Here are some significant developments:
- New York Gov. Andrew M. Cuomo (D) said Friday night that his state has secured about half of the 30,000 ventilators it needs. “We need ventilators and we need them now,” Cuomo told Chris Hayes on MSNBC. “If I don’t have the ventilators in 14 days, Chris, people die.”
- New York state reported 134 new coronavirus patient deaths in 24 hours, Cuomo announced Friday, a jump from 100 deaths reported the previous day. Friday’s number amounts to almost one death in the state every 10 minutes.
- Airports are set to reopen Sunday in China’s Hubei province, where the coronavirus outbreak was first recorded late last year, as the number of locally transmitted cases in mainland China dramatically decreased in recent weeks.
- Three unaccompanied migrant children in American custody tested positive for the novel coronavirus, the Office of Refugee Resettlement (ORR) said Thursday, marking the first confirmed infections among children detained by the U.S. immigration services.

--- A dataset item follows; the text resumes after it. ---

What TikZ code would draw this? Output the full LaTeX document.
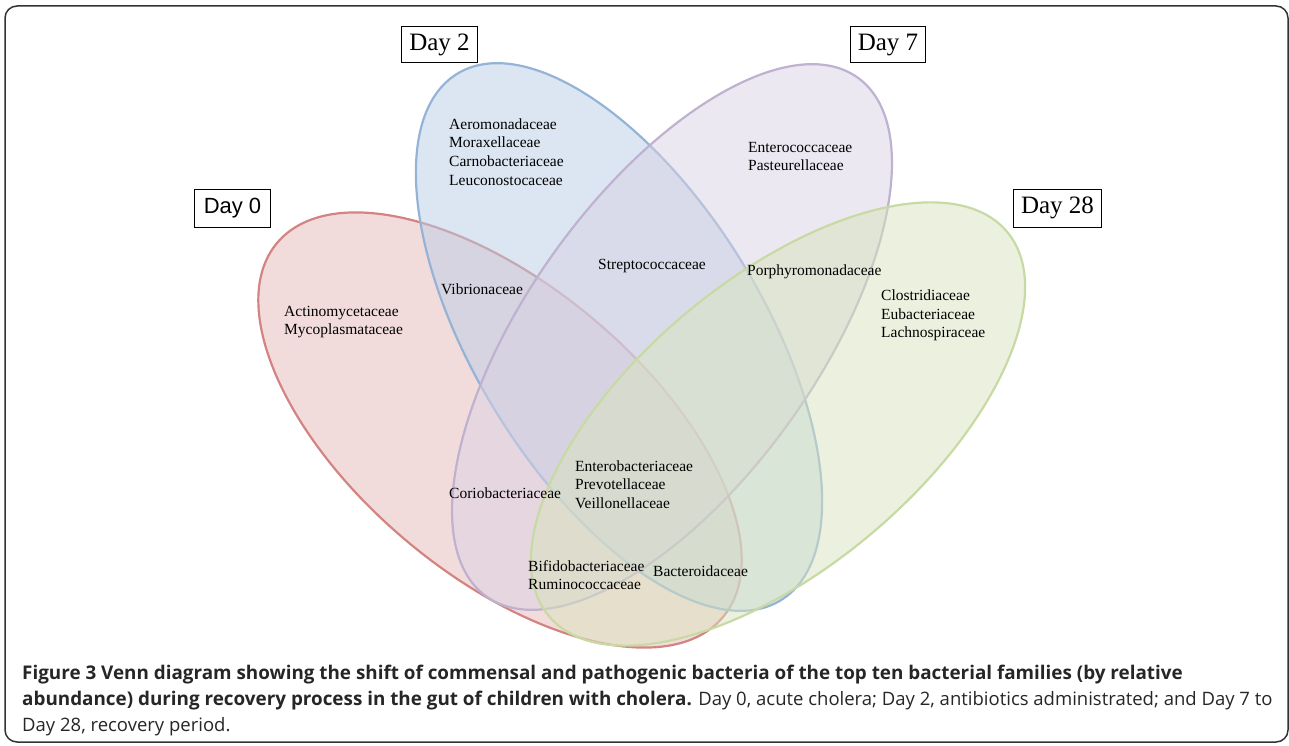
\documentclass[tikz,border=0pt]{standalone}
\usepackage{fontspec}
\setmainfont{Liberation Serif}
\newfontfamily\arialfont{Liberation Sans}
\newfontfamily\capfont{Open Sans}
\definecolor{dayzero}{HTML}{C0504D}
\definecolor{daytwo}{HTML}{4F81BD}
\definecolor{dayseven}{HTML}{8064A2}
\definecolor{daytwentyeight}{HTML}{9BBB59}
\begin{document}
\begin{tikzpicture}[x=1pt,y=-1pt,
  venn/.style={line width=2.2pt, fill opacity=0.5},
  daybox/.style={draw=black, line width=1pt, inner xsep=7.5pt, minimum height=36pt,
    font=\fontsize{25}{25}\selectfont},
  family/.style={anchor=west, inner sep=0pt, align=left,
    font=\fontsize{15.5}{18.7}\selectfont},
  capline/.style={anchor=base west, inner sep=0pt, text=black!85,
    font=\capfont\fontsize{18.5}{18.5}\selectfont}]
\useasboundingbox (0,0) rectangle (1289,746);
\draw [line width=1.5pt, color=black!80, rounded corners=12pt] (5,6) rectangle (1288,742);

% the four sets
\draw [venn, draw=dayzero!70, fill=dayzero!40, rotate around={-40:(500,430)}]
  (500,430) ellipse (291pt and 145pt);
\draw [venn, draw=daytwo!60, fill=daytwo!40, rotate around={-58.4:(619,337)}]
  (619,337) ellipse (309pt and 144pt);
\draw [venn, draw=dayseven!50, fill=dayseven!30, rotate around={54.4:(672,337)}]
  (672,337) ellipse (319pt and 145pt);
\draw [venn, draw=daytwentyeight!55, fill=daytwentyeight!40, rotate around={40:(778,424)}]
  (778,424) ellipse (299pt and 144pt);

% day labels
\node [daybox, inner xsep=9.5pt, minimum height=38pt, font=\arialfont\fontsize{22}{22}\selectfont]
  (day0) at (232.5,208) {Day 0};
\node [daybox] (day2) at (439.5,45) {Day 2};
\node [daybox] (day7) at (888,45) {Day 7};
\node [daybox, inner xsep=8pt, minimum height=38pt] (day28) at (1057.5,208) {Day 28};

% families
\node [family] (only2) at (449,152) {Aeromonadaceae\\Moraxellaceae\\Carnobacteriaceae\\Leuconostocaceae};
\node [family] (only7) at (748,156.5) {Enterococcaceae\\Pasteurellaceae};
\node [family] (strep) at (598,266) {Streptococcaceae};
\node [family] (vibrio) at (441,289) {Vibrionaceae};
\node [family] (porphyro) at (747,272) {Porphyromonadaceae};
\node [family] (only0) at (284,322) {Actinomycetaceae\\Mycoplasmataceae};
\node [family] (only28) at (881,315.5) {Clostridiaceae\\Eubacteriaceae\\Lachnospiraceae};
\node [family] (core) at (575,484.5) {Enterobacteriaceae\\Prevotellaceae\\Veillonellaceae};
\node [family] (corio) at (449,493) {Coriobacteriaceae};
\node [family] (bifido) at (528,575) {Bifidobacteriaceae\\Ruminococcaceae};
\node [family] (bactero) at (653,571) {Bacteroidaceae};

% caption
\node [capline] (cap1) at (22,679) {\fontsize{18.85}{18.85}\selectfont\bfseries Figure 3 Venn diagram showing the shift of commensal and pathogenic bacteria of the top ten bacterial families (by relative};
\node [capline] (cap2) at (22,705) {{\fontsize{18.85}{18.85}\selectfont\bfseries abundance) during recovery process in the gut of children with cholera.} Day 0, acute cholera; Day 2, antibiotics administrated; and Day 7 to};
\node [capline] (cap3) at (22,731) {Day 28, recovery period.};
\end{tikzpicture}
\end{document}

- Turkish President Recep Tayyip Erdogan said Friday that Turkey would suspend all international flights and restrict domestic travel, taking more drastic measures to halt the spread of the coronavirus after the infection rate surged by 50 percent or more for two days in a row.
U.S. Navy locks down Yokosuka base after sailors test positive
After two more sailors tested positive for the novel coronavirus — unrelated to the first positive case on the base announced Thursday — the U.S. Navy has ordered a lockdown of its Yokosuka base, home of the Seventh Fleet and the most strategically important naval base in the Pacific.”
The origin of these two cases has not been identified,” said Yokosuka Capt. Rich Jarrett said in the statement posted on Facebook. Residents, he said, should remain at their quarters “to the maximum extent possible.”
In an update Saturday morning, the commander of fleet activities posted on Facebook that “this is not a time to do lawn maintenance, take the dog for a long walk, or go for a run. Time outdoors should be for necessities only, and should be conducted as quickly as possible.”
The first sailor to test positive on the base was believed to have contracted the virus on a trip to the United States, and returned to Japan on March 15. The sailor had been confined to a room, and started exhibiting symptoms about 10 days later. He was placed in isolation at the Naval Hospital in Yokosuka. He was the first serviceman in Japan to test positive.